▸ **Given instruction**
Take the listing from its first line through the line that contains "from matplotlib.patches import Rectangle" and please retype those lines exactly, leaving out the pictures.

▸ **Supplied data**
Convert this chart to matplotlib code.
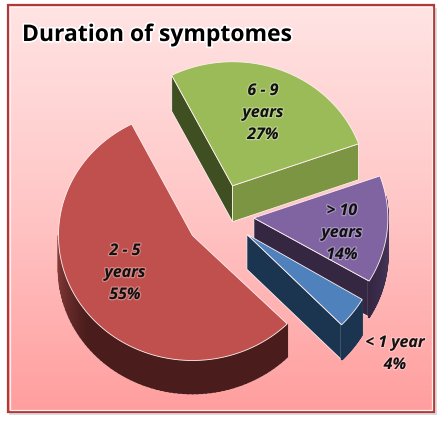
import numpy as np
import matplotlib
matplotlib.use("Agg")
import matplotlib.pyplot as plt
import matplotlib.patheffects as pe
from matplotlib.colors import LinearSegmentedColormap, to_rgb
from matplotlib.patches import Rectangle

title = "Duration of symptomes"
categories = ["6 - 9\nyears", "> 10\nyears", "< 1 year", "2 - 5\nyears"]
values = [27, 14, 4, 55]

top_colors = ["#9BBB59", "#8064A2", "#4F81BD", "#C0504D"]
cut_colors = ["#404F22", "#352742", "#1B344F", "#4A1C1B"]
front_colors = ["#7B9543", "#352742", "#1B344F", "#4A1C1B"]
wall_light = ["#7B9543", "#4A3860", "#1B344F", "#8E3F3C"]
wall_dark = ["#7B9543", "#352742", "#1B344F", "#4A1C1B"]
label_xy = [(263, 113), (342, 233), (395, 354), (125, 273)]
radius_y = [124, 124, 128, 125]
shift_y = [0, 0, 0, 2]
depth_px = [36, 36, 35, 33]
rim_span = [None, (-31, 10), (-45, -31), (-180, -45)]

W, H = 440, 425
fig = plt.figure(figsize=(W / 100, H / 100), dpi=100, facecolor="white")
ax = fig.add_axes([0, 0, 1, 1])

# shadow, frame and gradient background
ax.add_patch(Rectangle((9, 8), 428, 407, fc="#dcdcdc", ec="none", zorder=0))
bg = LinearSegmentedColormap.from_list("bg", ["#FFE4E4", "#FFC6C6", "#FF9E9E"])
grad = np.linspace(0, 1, 256).reshape(-1, 1)
ax.imshow(grad, cmap=bg, extent=(7, 434, 412, 4), aspect="auto", zorder=1)
ax.set_xlim(0, W)
ax.set_ylim(H, 0)
ax.axis("off")
ax.add_patch(Rectangle((7.5, 4.5), 426, 407, fc="none", ec="#B03A3A", lw=1.6, zorder=2))
ax.add_patch(Rectangle((9.5, 6.5), 422, 403, fc="none", ec="#FFF0F0", lw=0.9, zorder=2))

# pie geometry
cx, cy = 220, 215
a = 134
explode = 34
start = 117.0


def pt(ox, oy, b, deg):
    t = np.radians(deg)
    return ox + a * np.cos(t), oy - b * np.sin(t)


def mix(c1, c2, f):
    c1, c2 = np.array(to_rgb(c1)), np.array(to_rgb(c2))
    return tuple(c1 + (c2 - c1) * f)


edge = dict(ec="#FFF0F0", lw=0.6)
spans = np.array(values) / sum(values) * 360
ang = start
slices = []
for i, f in enumerate(spans):
    a0, a1 = ang, ang - f
    mid = np.radians((a0 + a1) / 2)
    ox = cx + explode * np.cos(mid)
    oy = cy - explode * np.sin(mid) * 124 / a + shift_y[i]
    slices.append((i, a0, a1, ox, oy))
    ang = a1

z = 5
for idx in [0, 1, 3, 2]:
    i, a0, a1, ox, oy = slices[idx]
    b = radius_y[i]
    depth = depth_px[i]
    p0 = pt(ox, oy, b, a0)
    p1 = pt(ox, oy, b, a1)
    if i == 0:
        ax.fill([ox, p0[0], p0[0], ox], [oy, p0[1], p0[1] + depth, oy + depth],
                fc=cut_colors[i], zorder=z, **edge)
    if i != 3:
        ax.fill([ox, p1[0], p1[0], ox], [oy, p1[1], p1[1] + depth, oy + depth],
                fc=front_colors[i], zorder=z, **edge)
    z += 1
    if rim_span[i] is not None:
        seg = np.linspace(rim_span[i][0], rim_span[i][1], 70)
        xs, ys = pt(ox, oy, b, seg)
        ax.fill(np.r_[xs, xs[::-1]], np.r_[ys, ys[::-1] + depth], fc="none",
                ec="#FFF0F0", lw=1.2, zorder=z)
        z += 1
        for k in range(len(seg) - 1):
            f = min(1, (seg[k] + 180) / 38) if i == 3 else (seg[k] - seg[0]) / 40
            c = mix(wall_dark[i], wall_light[i], f) if i != 3 else mix(wall_light[i], wall_dark[i], f)
            ax.fill([xs[k], xs[k + 1], xs[k + 1], xs[k]],
                    [ys[k], ys[k + 1], ys[k + 1] + depth, ys[k] + depth],
                    fc=c, ec=c, lw=1.2, zorder=z)
        z += 1
    th = np.linspace(a0, a1, 160)
    xs, ys = pt(ox, oy, b, th)
    ax.fill(np.r_[ox, xs], np.r_[oy, ys], fc=top_colors[i], ec="#FFF0F0", lw=0.6, zorder=z)
    z += 1

# text
halo = [pe.withStroke(linewidth=1.8, foreground="#FFFFFF", alpha=0.3)]
for lab, v, (x, y) in zip(categories, values, label_xy):
    ax.text(x, y, f"{lab}\n{v}%", ha="center", va="center", fontsize=11.5,
            family="Open Sans", style="italic", weight="bold", color="#111111",
            linespacing=1.5, zorder=50, path_effects=halo)

ax.text(22, 35, title, ha="left", va="center", fontsize=16.5, family="Open Sans",
        weight="bold", color="#000000", zorder=50,
        path_effects=[pe.withStroke(linewidth=2.5, foreground="white")])

fig.savefig("out.png", dpi=100, facecolor="white")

▸ **Exercise response**
Convert this chart to matplotlib code.
import numpy as np
import matplotlib
matplotlib.use("Agg")
import matplotlib.pyplot as plt
import matplotlib.patheffects as pe
from matplotlib.colors import LinearSegmentedColormap, to_rgb
from matplotlib.patches import Rectangle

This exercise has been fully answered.